The ultimate privatization of water, of course, comes in the sale
of disposable, personal containers of water. While we think of bottled water as a recent development, its sources run deep. The medieval market for holy waters provided the original template for the
commercial branding of waters, satisfying the demands of the pilgrimage trade. In the eighteenth and nineteenth centuries, this developed into the practice of “taking the waters” at upscale spas such
as Vichy in France, Baden-Baden in Germany, Bath in England,
and Montecatini in Italy—towns that owed their economic existence to their spring waters.
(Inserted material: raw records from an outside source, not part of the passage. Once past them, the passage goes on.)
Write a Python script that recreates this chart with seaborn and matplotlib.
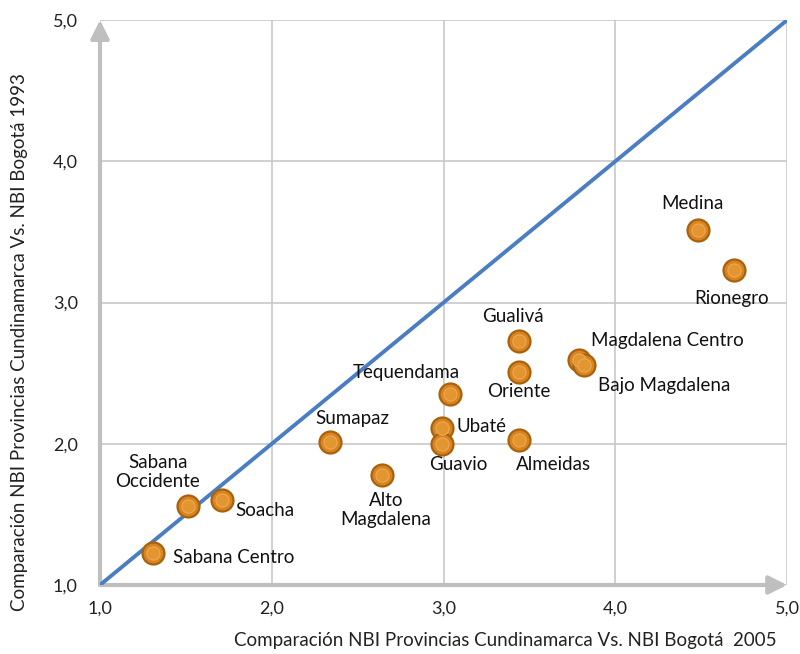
import numpy as np
import pandas as pd
import matplotlib
matplotlib.use("Agg")
import matplotlib.pyplot as plt
import seaborn as sns

# Données
provincias = ["Sabana Centro", "Sabana\nOccidente", "Soacha", "Sumapaz", "Alto\nMagdalena",
              "Tequendama", "Ubaté", "Guavio", "Gualivá", "Oriente", "Almeidas",
              "Magdalena Centro", "Bajo Magdalena", "Medina", "Rionegro"]
nbi_2005 = [1.31, 1.51, 1.71, 2.34, 2.64, 3.04, 2.99, 2.99, 3.44, 3.44, 3.44, 3.79, 3.82, 4.48, 4.69]
nbi_1993 = [1.23, 1.56, 1.60, 2.01, 1.78, 2.35, 2.11, 2.00, 2.73, 2.51, 2.03, 2.59, 2.56, 3.51, 3.23]
diagonal = [1.0, 5.0]
ticks = [1.0, 2.0, 3.0, 4.0, 5.0]
tick_labels = ["1,0", "2,0", "3,0", "4,0", "5,0"]

df = pd.DataFrame({"x": nbi_2005, "y": nbi_1993, "provincia": provincias})

# placement des étiquettes (pixels, alignement)
label_pos = {
    "Sabana Centro": (20, -5, "left"),
    "Sabana\nOccidente": (-30, 34, "center"),
    "Soacha": (13, -10, "left"),
    "Sumapaz": (22, 24, "center"),
    "Alto\nMagdalena": (4, -35, "center"),
    "Tequendama": (-44, 22, "center"),
    "Ubaté": (15, 2, "left"),
    "Guavio": (16, -21, "center"),
    "Gualivá": (-6, 24, "center"),
    "Oriente": (0, -20, "center"),
    "Almeidas": (34, -25, "center"),
    "Magdalena Centro": (12, 20, "left"),
    "Bajo Magdalena": (14, -21, "left"),
    "Medina": (-5, 27, "center"),
    "Rionegro": (-2, -28, "center"),
}

sns.set_style("white")
plt.rcParams["font.family"] = ["Lato", "DejaVu Sans"]

fig = plt.figure(figsize=(8, 6.54), dpi=100)
ax = fig.add_axes([0.125, 0.1055, 0.859, 0.8639])

ax.set_xlim(1, 5)
ax.set_ylim(1, 5)
ax.set_xticks(ticks)
ax.set_yticks(ticks)
ax.set_xticklabels(tick_labels)
ax.set_yticklabels(tick_labels)
ax.grid(True, color="#C8C8C8", linewidth=1.2)
ax.set_axisbelow(True)
for s in ax.spines.values():
    s.set_visible(False)
ax.tick_params(axis="both", length=5, width=1.2, color="#C8C8C8", labelsize=13,
               labelcolor="#222222", direction="out")
ax.tick_params(axis="x", pad=6)
ax.tick_params(axis="y", pad=11)

# flèches des axes
for fin in [(5, 1), (1, 5)]:
    ax.annotate("", xy=fin, xytext=(1, 1), xycoords="data",
                arrowprops=dict(arrowstyle="-|>,head_length=1.1,head_width=0.55", color="#BFBFBF",
                                lw=3, shrinkA=0, shrinkB=0), annotation_clip=False, zorder=2)

sns.lineplot(x=diagonal, y=diagonal, ax=ax, color="#4A7DC2", linewidth=2.8, zorder=3)

sns.scatterplot(data=df, x="x", y="y", ax=ax, s=250, color="#DA8420",
                edgecolor="#A8610C", linewidth=1.6, zorder=4, clip_on=False)
sns.scatterplot(data=df, x="x", y="y", ax=ax, s=90, color="#E3962F",
                edgecolor="#EBA95A", linewidth=0.8, zorder=5, clip_on=False)

for _, r in df.iterrows():
    dx, dy, ha = label_pos[r["provincia"]]
    ax.annotate(r["provincia"], (r["x"], r["y"]), xytext=(dx, dy), textcoords="offset pixels",
                ha=ha, va="center", fontsize=13.5, color="#111111", zorder=6,
                linespacing=1.15)

ax.set_xlabel("Comparación NBI Provincias Cundinamarca Vs. NBI Bogotá  2005",
              fontsize=13.5, color="#222222")
ax.set_ylabel("Comparación NBI Provincias Cundinamarca Vs. NBI Bogotá 1993",
              fontsize=13.5, color="#222222")
ax.xaxis.set_label_coords(0.59, -0.083)
ax.yaxis.set_label_coords(-0.105, 0.43)

fig.savefig("out.png", dpi=100)
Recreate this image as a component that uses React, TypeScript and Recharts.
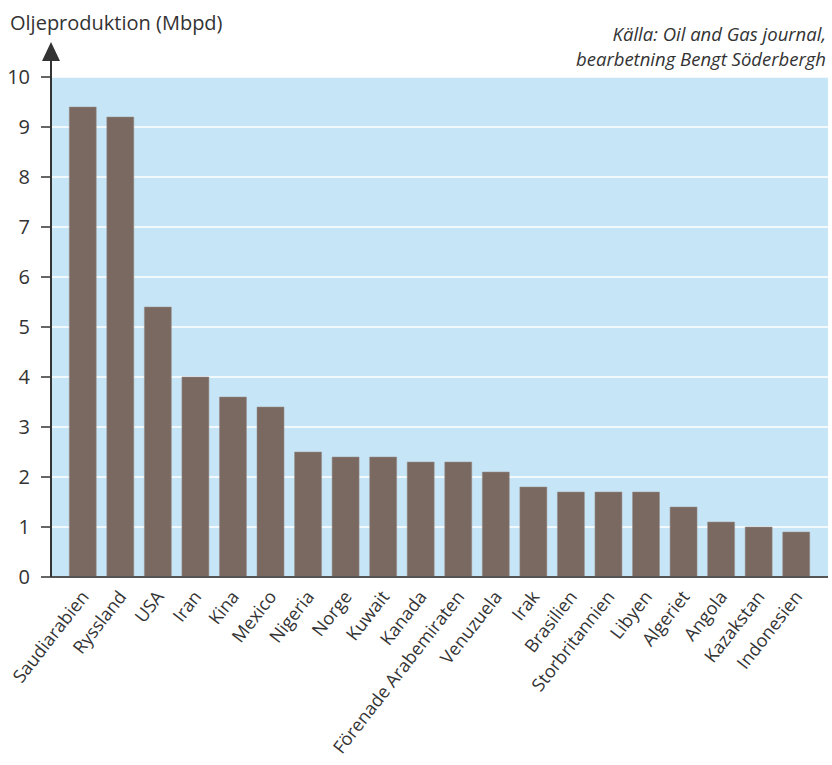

Thanks to developments in bottling
technology in the late 1800s, people were able to take the waters
from the spa, and the bottled water market took off.
The introduction of chlorination in municipal water in the
early 1900s led to the near collapse of the bottled water industry in
America. The nationwide bottled water market did not exist four
decades ago. In the 1960s, the idea of selling bottled water in a convenience store would have sounded as ludicrous as the suggestion
that we sell bottled air. Now, though, the assumption has reversed,
with the expectation that you shouldn’t get water for free. When
was the last time you saw a public water fountain? Cafeterias and
stadiums without free water are increasingly common. One gets the
sense that drinking fountains are following the path of public
phones, more a historic curiosity than a given.
Water is now widely viewed as much as a commodity as a public
good. The highest-margin product in restaurants and convenience
stores, twenty ounces of bottled water sells, at more that $8 per gallon, for far more than gasoline, yet it costs a fraction to produce.